The training pipeline will use `ret_stat[monitor_metric]` returned by valid_forward_step() to determine the best model to save.
--monitor_metric_should_ascend TYPE: flag, DEFAULT: False
Whether a higher value of `monitor_metric` is better
--log_grad_norms TYPE: flag
Log gradient norms of all model parameters
--log_weight_norms TYPE: flag
Log weight norms of all model parameters
--local_rank TYPE: int, REQUIRED: True
Local rank for distributed training
Required for DeepSpeed.
Automatically set by DeepSpeed launcher.
--zero_stage TYPE: int, DEFAULT: 1
ZeRO optimization stage
Choices: [0, 1, 2, 3]
--fp16 TYPE: flag
Enable FP16 training
Usually NOT used.
--bf16 TYPE: flag
Enable BF16 training
Usually used.
--activation_checkpointing_layers TYPE: int
Number of layers for activation checkpointing
--offload_adam TYPE: flag
Enable optimizer state offloading to CPU
--offload_param TYPE: flag
Enable parameter offloading to CPU
Must be used with `--zero_stage 3`.
--pretrained_peft_model_dir TYPE: str
Path to pretrained PEFT model directory
--peft_modules_to_save TYPE: str, NARGS: "+"
Non-PEFT trainable parameters. Corresponding to `modules_to_save` in PEFT.
--peft_type TYPE: PeftType
Type of PEFT to use
Choices: ["LORA"]
--peft_task_type TYPE: TaskType
PEFT task type
Choices: ["SEQ_CLS", "SEQ_2_SEQ_LM", "CAUSAL_LM", "TOKEN_CLS"]
--peft_inference_mode TYPE: flag
Enable PEFT inference mode
--peft_lora_r TYPE: int, DEFAULT: 8
LoRA attention dimension
--peft_lora_alpha TYPE: float, DEFAULT: 32
LoRA alpha parameter
--peft_lora_dropout TYPE: float, DEFAULT: 0.1
LoRA dropout probability
--peft_lora_fan_in_fan_out TYPE: flag
Enable LoRA fan-in/fan-out
--peft_lora_target_modules TYPE: str, NARGS: "+", DEFAULT: None
Target modules for LoRA
--generation_min_len TYPE: int, DEFAULT: 1
Minimum number of tokens to generate
--generation_max_len TYPE: int, DEFAULT: 128
Maximum number of tokens to generate
--generation_do_sample TYPE: flag
Whether to use sampling or greedy decoding
--generation_top_p TYPE: float, DEFAULT: 1.0
Top-p sampling parameter
[0.0, 1.0]
--generation_top_k TYPE: int, DEFAULT: 0
Top-k sampling parameter
[0, vocab_size]
0 for not taking top-k
--generation_temperature TYPE: float, DEFAULT: 1.0
Sampling temperature
[0.0, inf]
0.0: one-hot distribution, and thus greedy decoding
0.0-1.0: sharper distribution
1.0: original distribution
1.0-inf: smoother distribution
--generation_repetition_penalty TYPE: float, DEFAULT: 1.0
Repetition penalty
--generation_num_return_sequences TYPE: int, DEFAULT: 1
Number of sequences to return
--use_legacy_past_key_values TYPE: flag
Use legacy data structure for past_key_values in HF transformers
--seed TYPE: int, DEFAULT: 42
Random seed
--debug_mode TYPE: flag
Enable debug mode
You may want to use this flag in your implementation.

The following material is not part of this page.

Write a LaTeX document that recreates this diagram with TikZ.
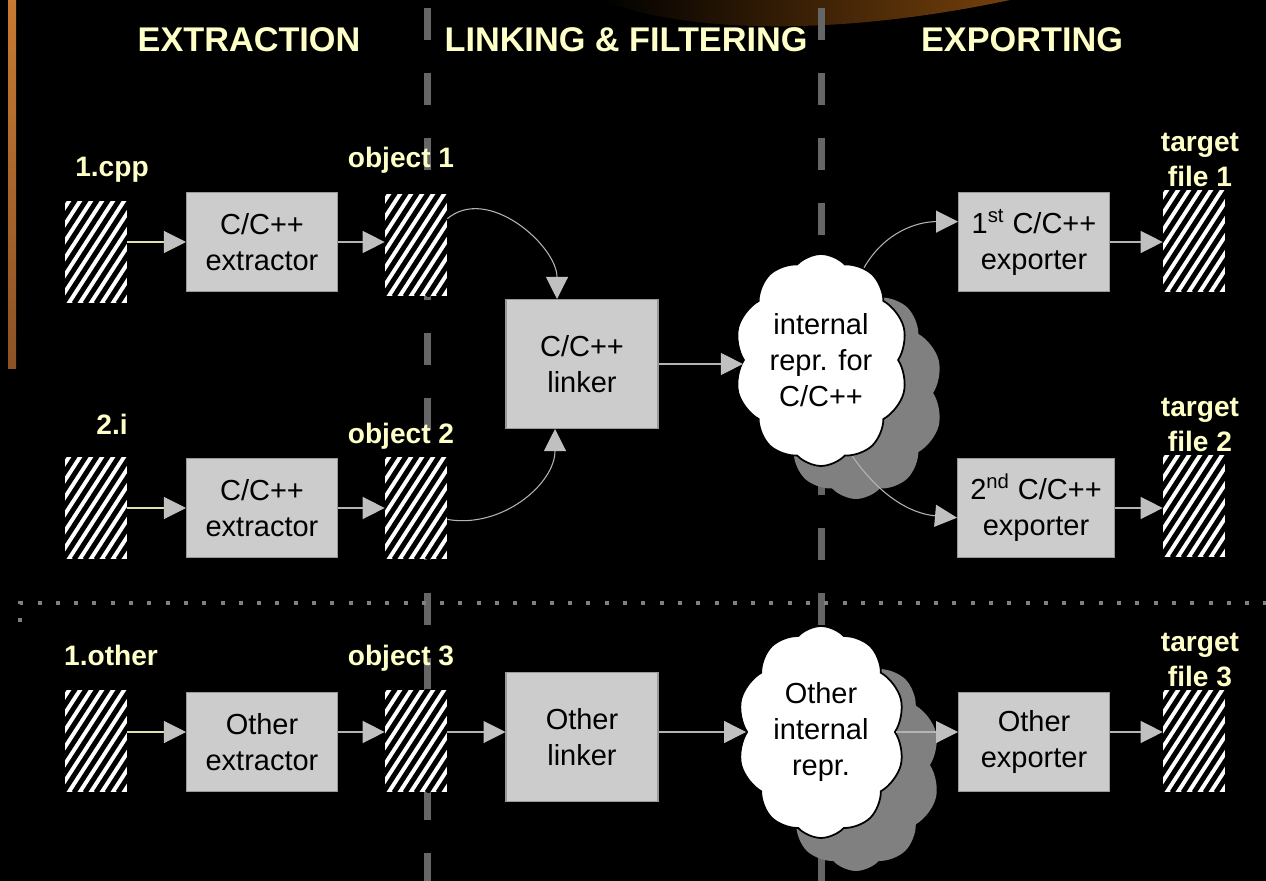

For example, in the provided `load_data_from_jsonl()` function, multiprocessing is disabled in debug mode, so that you can debug your data processing code more easily.
--debug_mode_data_size TYPE: int, DEFAULT: 1000
Number of samples to use in debug mode
Used in the provided `load_data_from_jsonl()` function.
--data_processor_chunksize TYPE: int, DEFAULT: 1000
Chunk size for multiprocessing in data processing
Used in the provided `load_data_from_jsonl()` function.
--validation_on_rank_0_only TYPE: flag
Use the first GPU for validation.
If not provided, all GPUs are used for validation.